Third, the statement made by Natalia Tomilina, the director of the Russian State Archives, in the spring of 2000: “Not all evidence pertaining Nikos Zachariadis has been published and, especially, the documents related to the circumstances of his death. These documents have been classified as top secret and no access to them is allowed until they are declassified.” (Lefteris Apostolou “Nikos Zachariades”, p. 15, Filistor, 2000).
But the fundamental question arises here: if the case of Nikos Zachariadis death was drawn to definite close with the establishment of the “suicide” version, why, then, the part of the Archives related to the circumstances of his death is not published? Why the documents about the circumstances of his death are, still, classified as top secret and no access to them is allowed?
It is evident that the anticommunist Khruschevian revisionists and their fascist secret services, even after more than three decades (1973-2006) and despite continuous “editing”, cannot render their Archives plausible as to the second false version of Nikos Zachariadis death, the one of “suicide”.

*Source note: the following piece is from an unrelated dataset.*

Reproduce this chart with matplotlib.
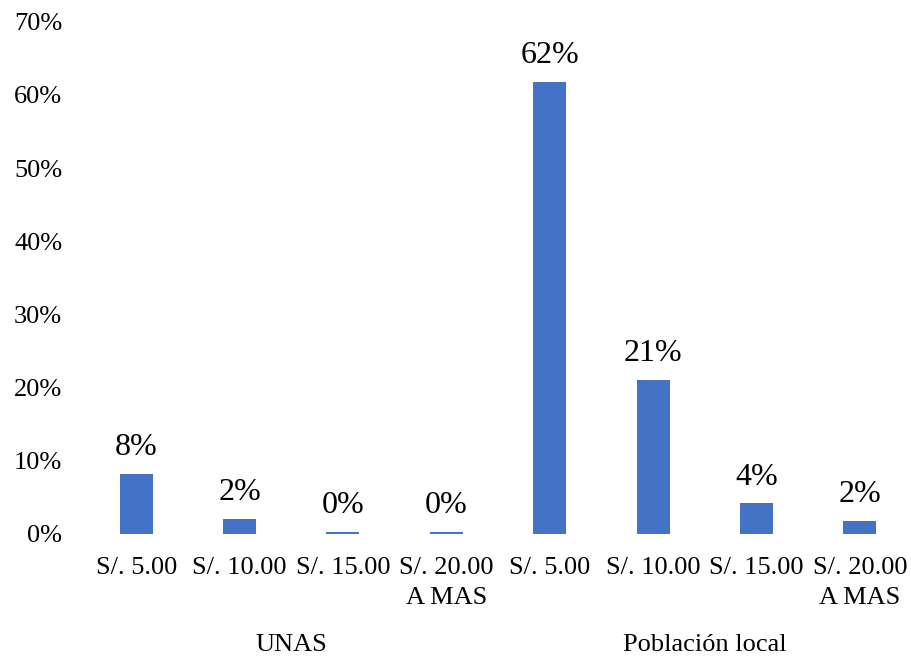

The above statement of the director of the Russian Archives makes the version of adopted by the exiled Greek communists even more convincing. According to this version Nikos Zachariadis was murdered by the Kruschevian-Brezhnevic leadership having secured the consensus of H. Florakis who “even if he did not ask for this himself”, as the veteran communist Nikandros Kepesis wrote: “at any rate, H. Florakis was the instigator of Nikos Zachariadis’s murder”.